I was thinking of starting a thread for investing in a changing macroeconomic environment.
In developed economies, public and private debt is reaching unsustainable levels, and the macro picture is therefore changing. In developed economies, public debt has been swelling for the past 20 years, and zombie companies are the new normal. In Western democracies, real repayment of debts seems unlikely. Central banks’ and governments’ economic policies aim for economic growth to reduce this debt burden. If growth fails, inflation/stagflation may potentially reduce the debt-to-GDP ratio to a more sustainable level.

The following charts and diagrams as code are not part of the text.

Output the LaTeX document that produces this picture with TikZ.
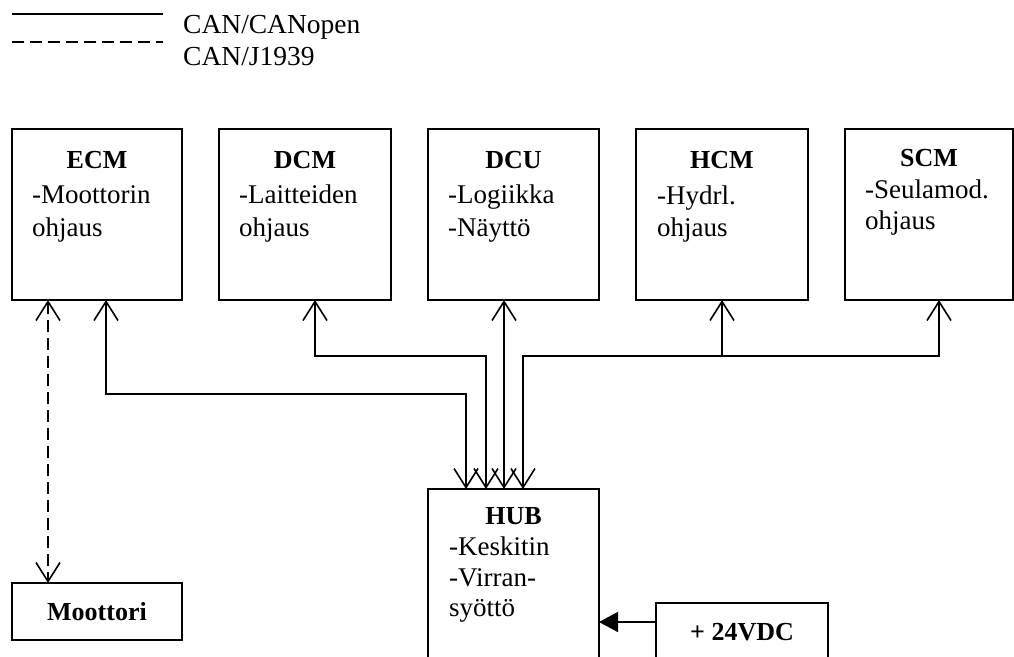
\documentclass[tikz,border=0pt]{standalone}
\usepackage{fontspec}
\setmainfont{Liberation Serif}
\usetikzlibrary{arrows.meta}
\tikzset{
  box/.style={draw, line width=1.6pt, inner sep=0pt, outer sep=0pt, anchor=north west},
  ttl/.style={anchor=base, inner sep=0pt, font=\fontsize{26}{31}\selectfont\bfseries},
  txt/.style={anchor=base west, inner sep=0pt, font=\fontsize{27}{32}\selectfont},
  legtxt/.style={anchor=base west, inner sep=0pt, font=\fontsize{27.5}{33}\selectfont},
  conn/.style={line width=1.6pt, {Straight Barb[length=19pt,width=24pt]}-{Straight Barb[length=19pt,width=24pt]}},
  oneway/.style={line width=1.6pt, -{Straight Barb[length=19pt,width=24pt]}},
  canj/.style={line width=1.6pt, dash pattern=on 12pt off 6pt},
  power/.style={line width=1.6pt, -{Triangle[length=19pt,width=20pt]}}
}
\begin{document}
\begin{tikzpicture}[x=1pt,y=-1pt]
\path[use as bounding box] (0,0) rectangle (1014,656);
\clip (0,0) rectangle (1014,656);
% legend
\coordinate (l1a) at (12,14); \coordinate (l1b) at (163,14);
\coordinate (l2a) at (12,42); \coordinate (l2b) at (163,42);
\draw[line width=1.6pt] (l1a) -- (l1b);
\draw[canj] (l2a) -- (l2b);
\node[legtxt] (leg1) at (183,33) {CAN/CANopen};
\node[legtxt] (leg2) at (183,65) {CAN/J1939};
% boxes
\node[box, minimum width=170, minimum height=171] (ecm) at (12,129) {};
\node[box, minimum width=172, minimum height=171] (dcm) at (219,129) {};
\node[box, minimum width=171, minimum height=171] (dcu) at (428,129) {};
\node[box, minimum width=172, minimum height=171] (hcm) at (636,129) {};
\node[box, minimum width=168, minimum height=171] (scm) at (845,129) {};
\node[box, minimum width=171, minimum height=220] (hub) at (428,489) {};
\node[box, minimum width=170, minimum height=57] (moot) at (12,583) {};
\node[box, minimum width=172, minimum height=100] (vdc) at (656,603) {};
% texts
\node[ttl] (ecmT) at (97,168) {ECM};
\node[txt] (ecmA) at (32,203) {-Moottorin};
\node[txt] (ecmB) at (32,236) {ohjaus};
\node[ttl] (dcmT) at (305,168) {DCM};
\node[txt] (dcmA) at (239,203) {-Laitteiden};
\node[txt] (dcmB) at (239,236) {ohjaus};
\node[ttl] (dcuT) at (513.5,168) {DCU};
\node[txt] (dcuA) at (448,203) {-Logiikka};
\node[txt] (dcuB) at (448,236) {-Näyttö};
\node[ttl] (hcmT) at (722,168) {HCM};
\node[txt] (hcmA) at (657,204) {-Hydrl.};
\node[txt] (hcmB) at (657,236) {ohjaus};
\node[ttl] (scmT) at (929,166) {SCM};
\node[txt] (scmA) at (865,198) {-Seulamod.};
\node[txt] (scmB) at (865,229) {ohjaus};
\node[ttl] (hubT) at (513.5,524) {HUB};
\node[txt] (hubA) at (449,555) {-Keskitin};
\node[txt] (hubB) at (449,586) {-Virran-};
\node[txt] (hubC) at (449,616) {syöttö};
\node[ttl] (mootT) at (97,620) {Moottori};
\node[ttl] (vdcT) at (742,640) {+ 24VDC};
% connectors
\draw[canj, {Straight Barb[length=19pt,width=24pt]}-{Straight Barb[length=19pt,width=24pt]}]
  ([xshift=-49pt]ecm.south) -- ([xshift=-49pt]moot.north);
\draw[conn] ([xshift=9pt]ecm.south) -- ++(0,94) -| ([xshift=-47.5pt]hub.north);
\draw[conn] ([xshift=10pt]dcm.south) -- ++(0,56) -| ([xshift=-27.5pt]hub.north);
\draw[conn] ([xshift=-9.5pt]dcu.south) -- ([xshift=-9.5pt]hub.north);
\draw[conn] ([xshift=9.5pt]hub.north) -- ++(0,-133) -| ([xshift=10pt]scm.south);
\coordinate (hcmjoin) at ([yshift=-56pt]hcm.south);
\draw[oneway] (hcmjoin) -- (hcm.south);
\draw[power] ([yshift=-19pt]vdc.north west) -- ([yshift=-19pt]vdc.north west -| hub.east);
\end{tikzpicture}
\end{document}
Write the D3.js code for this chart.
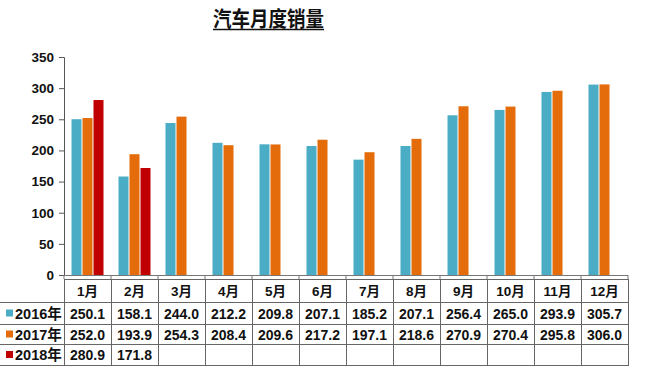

Which asset classes should one invest in in these environments? Why? What different indicators should be monitored to detect this development in time? I’ve outlined some of my own thoughts here. Please correct and supplement!
Weakening inflation:
- bonds
- growth stocks
Deflation:
- cash/deposits
- bonds
- growth stocks
Transition from deflation to inflation/stagflation + central bank yield curve control:
- value stocks
- commodities/precious metals and their producers
- real estate investments
- leveraging debt
- emerging markets
Transition from deflation to inflation/stagflation + rising interest rates:
- value stocks
- commodities/precious metals and their producers
- leveraging fixed-rate debt
Inflation/stagflation:
- commodities/precious metals and their producers
- stocks of companies with pricing power, especially companies whose cost structure does not rise with inflation. E.g., energy producers?
- stock markets of economies benefiting from rising commodity prices. E.g., Russian stock markets?